Before Irene McKisson of the Arizona Daily Star began posting on social media, about 30 people in the newsroom were — and in all different styles. After she had decided what the voice was going to sound like, she revoked others’ social posting permissions and tried to make the voice of each post consistent. But she wasn’t afraid to make further changes.

“The audience you’re hoping to attract is a good way to start with what kind of voice you want to use, but it’s going to change as you see what works and what doesn’t work,” she said. “It’s important to stay nimble and flexible. If you shift it even a little based on what people were reacting to, you could do better.”

When implementing a social media voice, our research suggests you should do the following.

Experiment to find what works

Many engagement editors recommend minimizing fear about posting in this new voice.

“The ‘go big or go home’ mentality works a lot better than ‘what if I screw it up,’” said Erica Smith of the Virginian-Pilot.

Erica Palan, audience engagement manager of, the Philadelphia Daily News and the Philadelphia Inquirer, recommends thinking of different ways to post content. She tells her reporters to think about four kinds of tweets: one with just the headline, one with a quote from the story, one with an interesting fact or statistic, and one complementing a visual.

“Mixing up the styles of how you tweet the same story gives more entry points into a story,” she said. “Simply tweeting a headline once is not enough.”

Jen Eyer of MLive Media Group, which publishes eight Michigan newspapers, said when writing a Facebook post lead-in, she always encourages thinking about the angle of the story people are most likely going to talk about or share, two valuable forms of engagement on that platform. In other words, “When you’re with a group of people at the bar, how would you start talking about this story?”

If you’ve found a way to share a type of story that resonates with and engages your audience, don’t be afraid to use that way again, said Nathaniel Miller, The Sacramento Bee’s interactivity editor. For example, when sharing stories about proposed bills, he might say something about the bill and include the sentence “Should this bill become a law?”

Evaluate your successes and failures

Once you’ve begun to post content, it’s important to evaluate how posts performed, something Eyer recommends doing daily. One way to do that is quantitatively through analytics.

Facebook and Twitter, among other social media platforms, offer detailed analytics, as well as downloadable spreadsheets with this data from a range of dates from which you can select. Many third-party social media scheduling apps, such as Buffer, offer this, too.

The best metrics to use when determining what “works” will depend on what you are trying to achieve; Joy Mayer, director of community outreach at the Columbia Missourian, has brainstormed a list organized by goals to get you started. If you would like to take what we did in this content analysis and apply it to your newsroom, check out the metrics we used in our methodology.
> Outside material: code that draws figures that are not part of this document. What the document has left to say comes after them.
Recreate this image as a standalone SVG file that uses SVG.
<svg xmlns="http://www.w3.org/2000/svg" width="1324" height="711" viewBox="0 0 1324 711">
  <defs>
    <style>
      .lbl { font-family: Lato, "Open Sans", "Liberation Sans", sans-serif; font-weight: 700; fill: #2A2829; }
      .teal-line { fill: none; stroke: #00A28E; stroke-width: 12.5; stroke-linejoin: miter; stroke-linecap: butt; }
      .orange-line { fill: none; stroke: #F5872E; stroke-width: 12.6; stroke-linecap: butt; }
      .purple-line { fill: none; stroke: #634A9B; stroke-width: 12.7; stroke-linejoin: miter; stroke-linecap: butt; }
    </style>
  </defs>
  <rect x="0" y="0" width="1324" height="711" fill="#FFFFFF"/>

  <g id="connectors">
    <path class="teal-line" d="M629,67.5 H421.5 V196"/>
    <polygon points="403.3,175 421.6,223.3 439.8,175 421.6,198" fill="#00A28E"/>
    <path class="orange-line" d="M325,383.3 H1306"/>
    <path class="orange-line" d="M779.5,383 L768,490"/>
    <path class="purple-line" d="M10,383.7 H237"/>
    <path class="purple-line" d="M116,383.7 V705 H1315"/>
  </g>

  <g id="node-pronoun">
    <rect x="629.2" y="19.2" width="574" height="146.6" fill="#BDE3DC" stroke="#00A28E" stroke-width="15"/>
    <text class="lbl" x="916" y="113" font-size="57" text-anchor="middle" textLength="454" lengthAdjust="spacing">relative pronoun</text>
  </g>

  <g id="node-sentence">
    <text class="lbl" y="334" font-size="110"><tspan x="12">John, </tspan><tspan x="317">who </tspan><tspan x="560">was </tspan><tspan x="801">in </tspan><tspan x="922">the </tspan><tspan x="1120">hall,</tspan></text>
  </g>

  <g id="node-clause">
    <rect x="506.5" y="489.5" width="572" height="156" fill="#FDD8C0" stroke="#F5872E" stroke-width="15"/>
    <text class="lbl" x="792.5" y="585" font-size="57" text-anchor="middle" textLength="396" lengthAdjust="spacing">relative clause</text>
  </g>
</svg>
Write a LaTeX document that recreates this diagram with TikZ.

Although analytics are useful, many engagement editors also recommend looking at the qualitative data available.

The best metrics to use when determining what “works” will depend on what you are trying to achieve.

“On Facebook, that means looking at every single post, reading all of the comments on all of the posts, then taking lessons away from that — making changes about what you post and how you post it and paying attention to how things did when you presented them a certain way,” said McKisson of the Arizona Daily Star.

At the same time, Stephanie Grimes, audience development director at the Las Vegas Review-Journal, emphasizes that “one complaint does not a disaster make.”

“How we overcame (the challenge of rebranding) was just persistence: not caving because one person complained about us,” she said. “We’re not perfect, but we’re doing our best to make sure that everything we post fits that tone that we’re going for, and we’re trying to constantly find new ways to adapt to the community.”

Even if you think you’ve written a great post that will get a lot of traction, it might not. Leia Mendoza, deputy online editor for engagement at the Omaha World-Herald, recommends evaluating not only the headlines, photos and text of each, but also the external factors that might influence the post’s performance, such as time.

“It’s a lot of figuring out the time of day and what people are thinking about at that time of day, week, season — (and) what type of content we are going to give them,” she said.

Many engagement editors also recommended keeping an eye on changes to the Facebook algorithm, which could impact how certain posts are presented, and to whom.

“They’re constantly changing their algorithms, and not just with people — also with pages,” said Sara Grant, social media editor at The Denver Post. “They no longer show you what pages your friends interact with (for example). It’s something we feel that almost every week, we should be changing our strategy.”